I didn’t find the COSC-certified movement to be all that accurate, to tell the truth, or at least it did not meet my expectations. Indeed, I have found that in general the COSC-certified movements in my experience aren’t as accurate as the basic movements in my other watches. Probably the COSC certification does mean that the movements will be more consistent when the watch is held in various positions, but I’m not sure it’s worth worrying about or paying any extra money to get the certification.

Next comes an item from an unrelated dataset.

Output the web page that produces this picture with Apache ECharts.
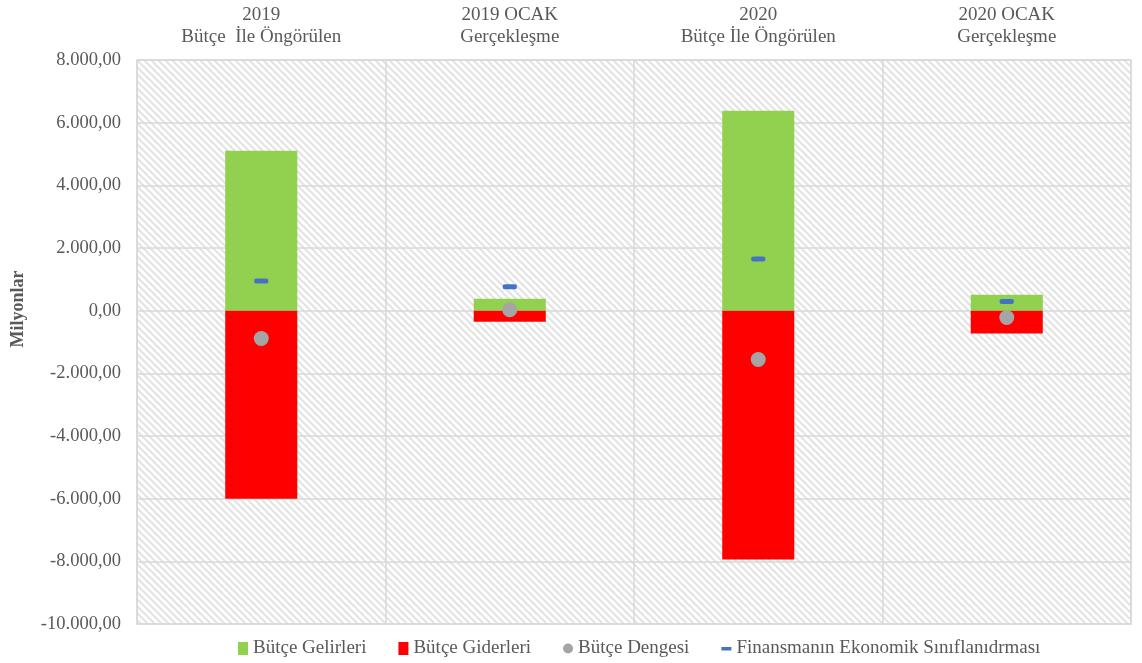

The Lagunare 3000 ran about 6-7 seconds fast per day, but at least it could easily be set by hacking, or pulling out the crown, waiting to catch up to the NIST time each morning as displayed on my Casio Waveceptor that I use to set all my watches.
Readability and Face
The big white numbers and large hands make this a very easy-to-read watch. The upside of the missing minute hash marks is the large surface area of black finish, again helping to give excellent contrast to the white numbers.
I would have liked a touch of red perhaps on the sweep seconds hand, with maybe a red tip that would compliment the red text used in some of the printing on the face. The sweep seconds hand could probably use some lume also or a lumed tip.
The original list price of the Lagunare 3000 was $3,695.00, which seems rather exorbitant to me for this watch. It was usually highly discounted. I purchased this one used and they can be found, usually in good condition, on the various watch forums for prices ranging from $1,500 to $2,500, which seems much more reasonable.
The Lagunare 3000 is a unique dive watch that has a lot of presence, but can really only be worn with short-sleeved shirts. It looks good but the reality is that a watch this big is probably too big for the vast majority of owners. Even a person like me, who was an avid Glycine collector, ended up coming to the realization that the watch was more of a novelty than anything else and I ended up selling it.
I don’t really miss it and I have a white-faced Lagunare 1000 that is also very big (almost too big) but is thinner, so it is at least wearable. I’ll be reporting on that one soon, along with a few other Glycine watches.